AMartian rocks are softer than Earth rocks, so channels erode laterally more easily
BMars has no vegetation to stabilize channel banks, allowing lateral erosion
CLower Martian gravity means water flows more slowly for a given slope, requiring a wider channel for the same discharge
DMars's thin atmosphere reduces evaporation, increasing discharge compared to similar Earth rivers
Gravity directly controls flow velocity for a given slope: lower gravity means lower acceleration, so water flowing down a slope on Mars moves more slowly than on Earth. To carry the same discharge (volume per unit time = velocity × cross-sectional area) at lower velocity, the channel must compensate with greater cross-sectional area — producing wider and/or shallower channels. This illustrates how planetary conditions quantitatively affect fluvial morphology even when the underlying physics is identical.
Question 3 True / False
Titan's river channels were carved by liquid methane rather than liquid water, but the basic landform types (channels, deltas) are similar. This shows that the specific fluid is more important than the underlying physics of fluvial erosion.
TTrue
FFalse
Answer: False
The opposite is true: the similarity of landforms across fluids (water on Earth, methane on Titan) demonstrates that the underlying physics — liquid flows downhill, erodes substrate, transports sediment, deposits where velocity drops — is the controlling principle, not the specific fluid. The fluid's properties (viscosity, density) and substrate properties (ice vs. silicate rock) cause quantitative differences in channel morphology, but the same categories of landforms appear because the same physical processes operate.
Question 4 True / False
Branching valley networks on ancient Martian terrain, with their dendritic patterns, prove that Mars once had rainfall because mainly rainfall can produce such drainage shapes.
TTrue
FFalse
Answer: False
Branching valley networks resemble terrestrial drainage patterns, but the same morphology can result from either rainfall (surface runoff) or groundwater sapping (subsurface water emerging at the surface). Discriminating between these mechanisms requires additional evidence: sapping-formed valleys typically have U-shaped cross-sections and blunt terminations, while rainfall-fed networks tend to have V-shaped valleys and more uniform drainage density. Current Mars research considers both mechanisms viable for different valley systems, so valley networks alone do not prove rainfall.
Question 5 Short Answer
Why do planetary scientists use features like the Jezero fan delta as evidence for past habitability rather than simply as evidence of past water?
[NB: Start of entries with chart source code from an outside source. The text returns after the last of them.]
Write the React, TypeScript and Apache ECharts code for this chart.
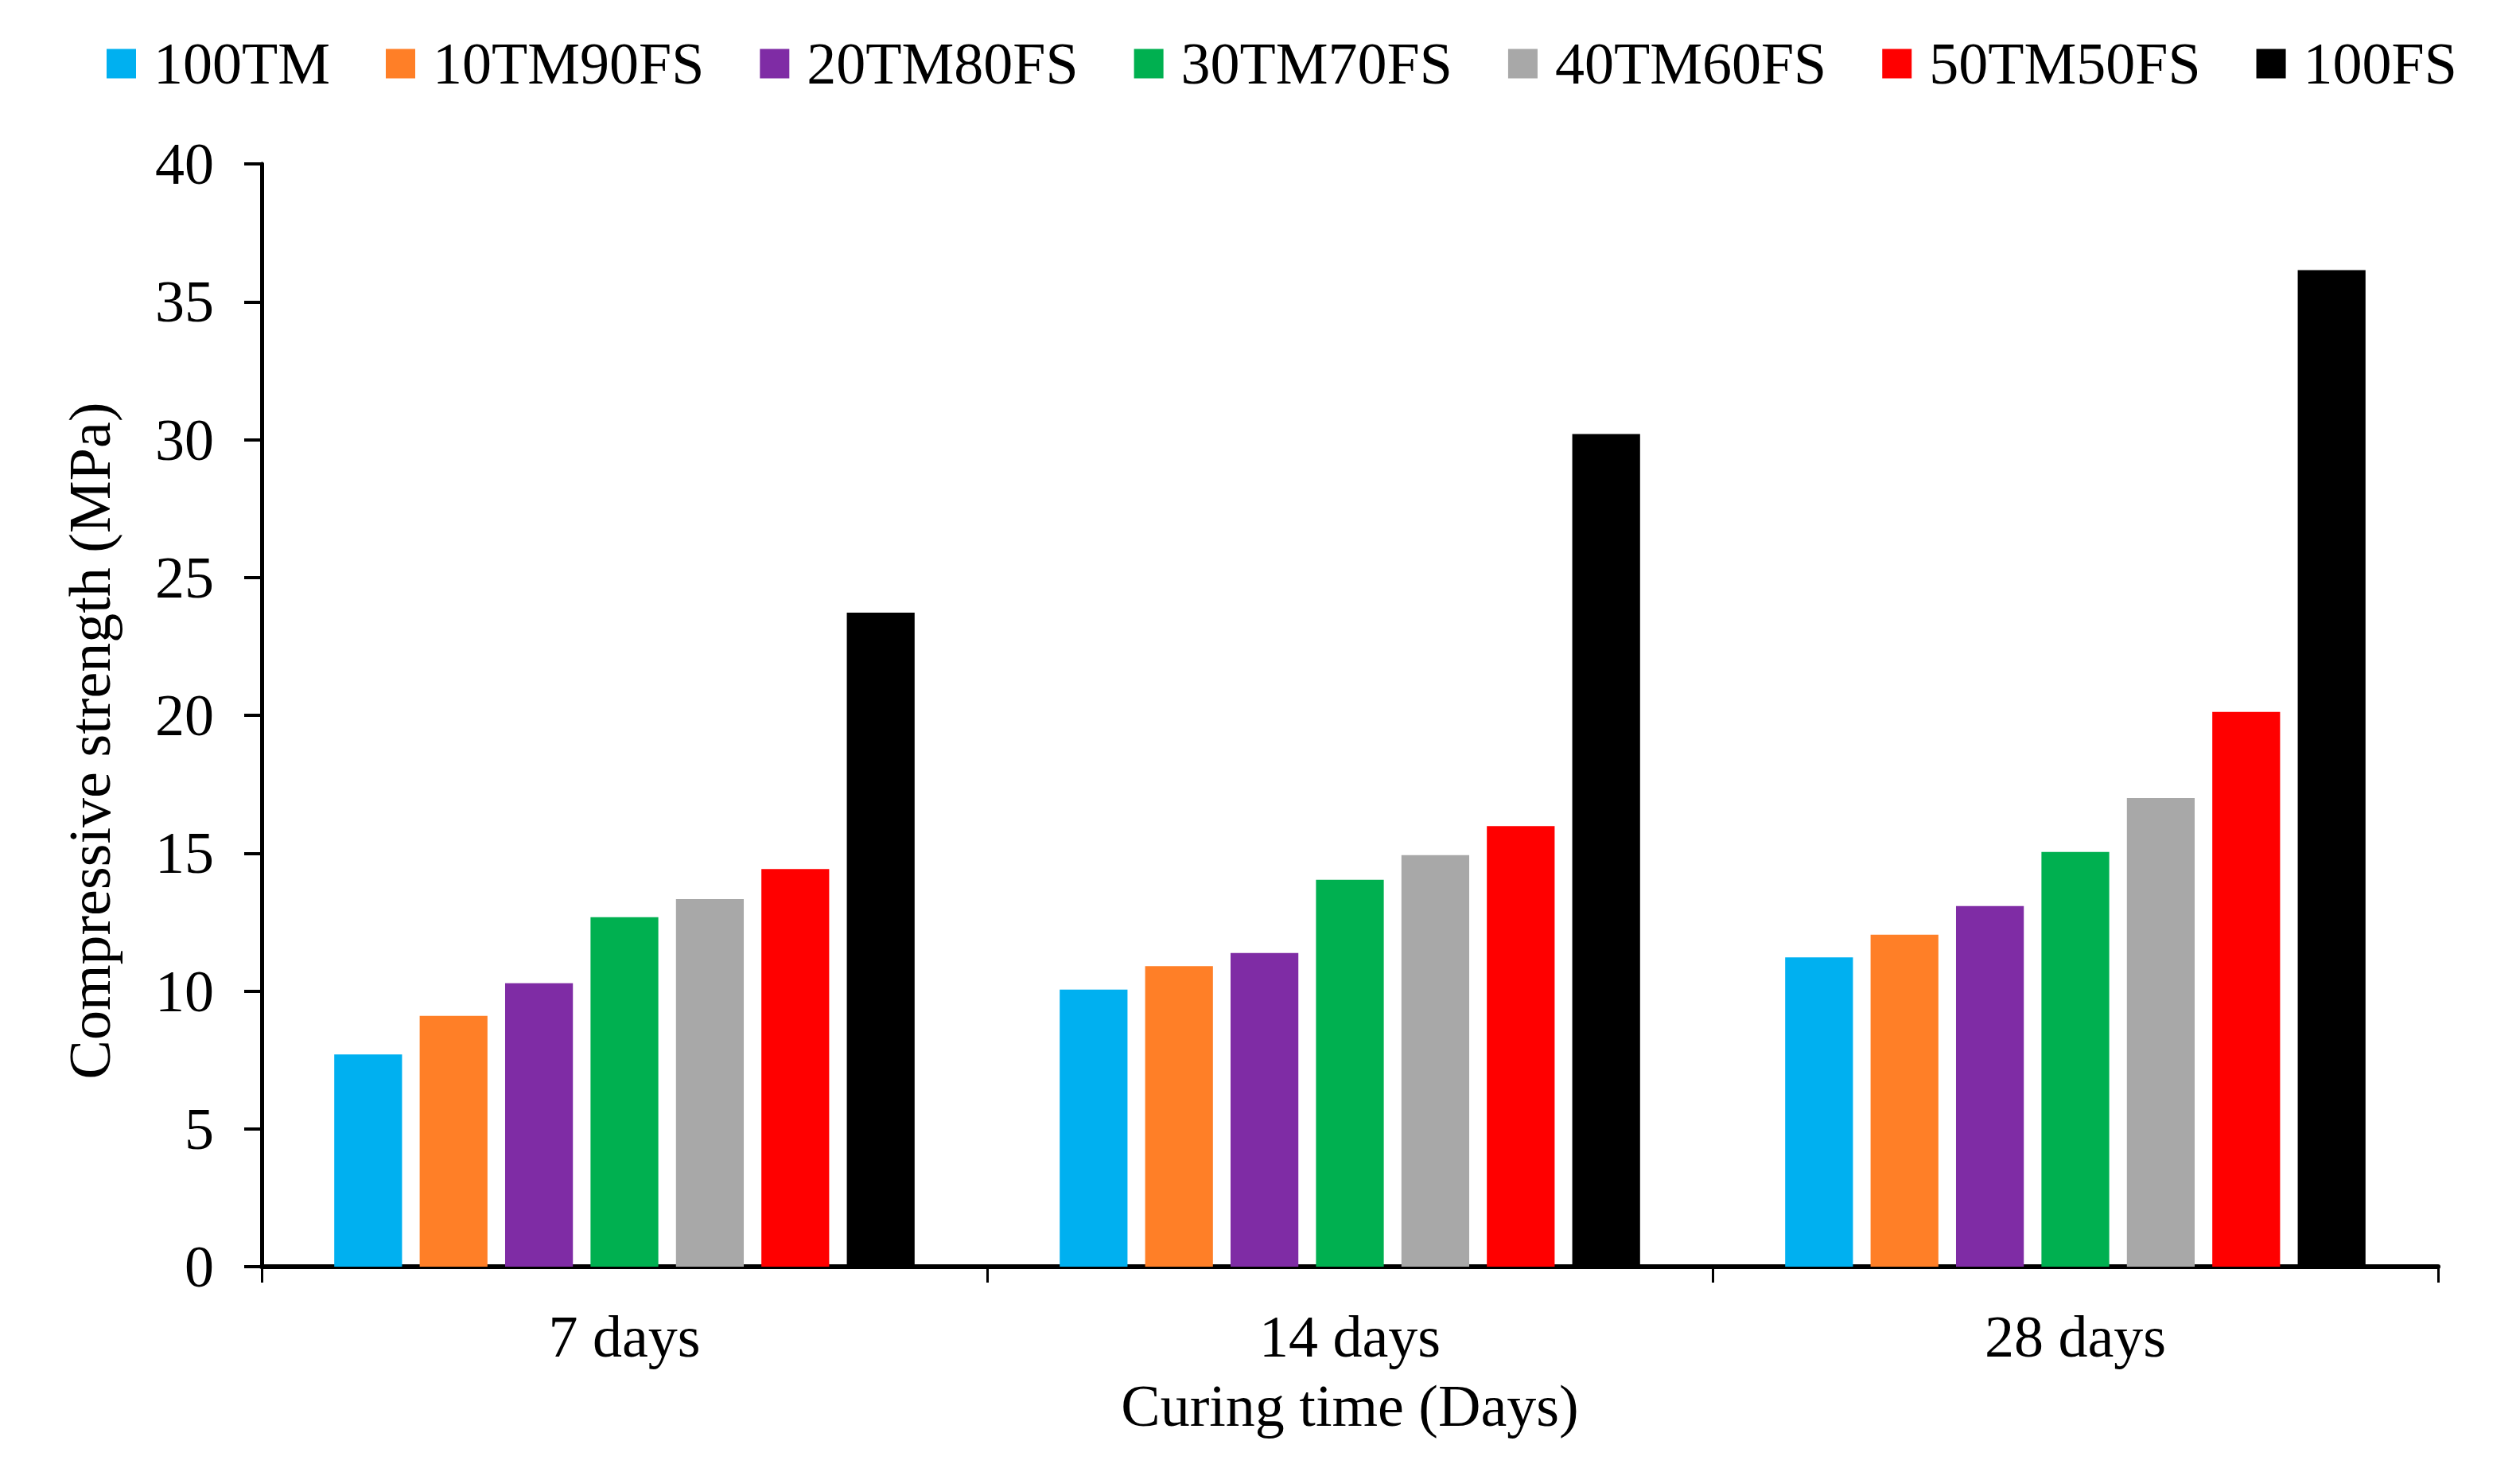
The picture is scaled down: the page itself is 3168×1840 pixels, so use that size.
import React, { useEffect, useRef } from "react";
import * as echarts from "echarts";

const categories = ["7 days", "14 days", "28 days"];
const seriesNames = ["100TM", "10TM90FS", "20TM80FS", "30TM70FS", "40TM60FS", "50TM50FS", "100FS"];
const s100TM = [7.7, 10.05, 11.22];
const s10TM90FS = [9.1, 10.9, 12.04];
const s20TM80FS = [10.28, 11.38, 13.08];
const s30TM70FS = [12.68, 14.03, 15.04];
const s40TM60FS = [13.33, 14.93, 17.0];
const s50TM50FS = [14.42, 15.98, 20.12];
const s100FS = [23.72, 30.2, 36.15];
const seriesValues = [s100TM, s10TM90FS, s20TM80FS, s30TM70FS, s40TM60FS, s50TM50FS, s100FS];
const colors = ["#00B0F0", "#FF7F27", "#7F2CA5", "#00B050", "#A8A8A8", "#FF0000", "#000000"];
const yTicks = { min: 0, max: 40, interval: 5 };

const FONT = "'Liberation Serif', 'Times New Roman', serif";
const FS = 74;

export default function App() {
  const ref = useRef<HTMLDivElement>(null);
  useEffect(() => {
    document.body.style.margin = "0";
    document.body.style.overflow = "hidden";
    if (!ref.current) return;
    const chart = echarts.init(ref.current, undefined, { renderer: "svg" });
    chart.setOption({
      animation: false,
      backgroundColor: "#ffffff",
      textStyle: { fontFamily: FONT, color: "#000" },
      legend: {
        left: 129,
        top: 38,
        itemWidth: 37,
        itemHeight: 37,
        itemGap: 70,
        icon: "rect",
        data: seriesNames,
        textStyle: { fontFamily: FONT, fontSize: FS, color: "#000", padding: [0, 0, 0, 17] },
      },
      grid: { left: 329, right: 103, top: 206, bottom: 248, containLabel: false },
      xAxis: {
        type: "category",
        data: categories,
        name: "Curing time (Days)",
        nameLocation: "middle",
        nameGap: 138,
        nameTextStyle: { fontFamily: FONT, fontSize: FS, color: "#000" },
        axisLine: { lineStyle: { color: "#000", width: 6 } },
        axisTick: { show: true, length: 20, lineStyle: { color: "#000", width: 3 } },
        axisLabel: { fontFamily: FONT, fontSize: FS, color: "#000", margin: 51 },
        splitLine: { show: false },
      },
      yAxis: {
        type: "value",
        min: yTicks.min,
        max: yTicks.max,
        interval: yTicks.interval,
        name: "Compressive strength (MPa)",
        nameLocation: "middle",
        nameGap: 179,
        nameTextStyle: { fontFamily: FONT, fontSize: FS, color: "#000", padding: [0, 64, 0, 0] },
        axisLine: { show: true, lineStyle: { color: "#000", width: 5 } },
        axisTick: { show: true, length: 22, lineStyle: { color: "#000", width: 4 } },
        axisLabel: { fontFamily: FONT, fontSize: FS, color: "#000", margin: 60 },
        splitLine: { show: false },
      },
      series: seriesNames.map((name, i) => ({
        name,
        type: "bar",
        data: seriesValues[i],
        itemStyle: { color: colors[i] },
        barCategoryGap: "20%",
        barGap: "26%",
      })),
    });
    return () => chart.dispose();
  }, []);
  return (
    <div
      ref={ref}
      style={{ position: "absolute", left: 0, top: 0, width: 3168, height: 1840 }}
    />
  );
}
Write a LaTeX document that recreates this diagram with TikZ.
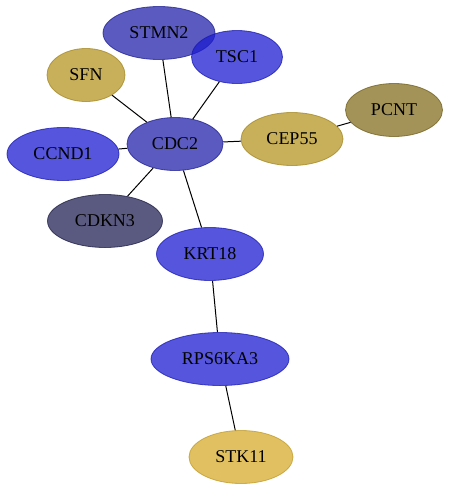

Think about your answer, then reveal below.
Model answer: Liquid water is a necessary condition for life as we know it — all known life requires liquid water as a solvent for biochemical reactions. A fan delta requires not just water but sustained, flowing water over extended periods, implying a warm enough climate for liquid water to be stable at the surface. This persistent liquid water environment could have supported microbial life. The preserved sedimentary layers also represent a record of past chemistry that might preserve biosignatures. So the delta is evidence for habitability (conditions capable of supporting life) rather than mere transient water presence.
Liquid water is not sufficient for life, but it is a necessary precondition. The Jezero delta implies prolonged liquid water at the surface — not a brief impact melt or temporary flooding — which means a past climate with temperature and pressure sufficient for stable surface water. That sustained environment is what makes it relevant to habitability, not just hydrology.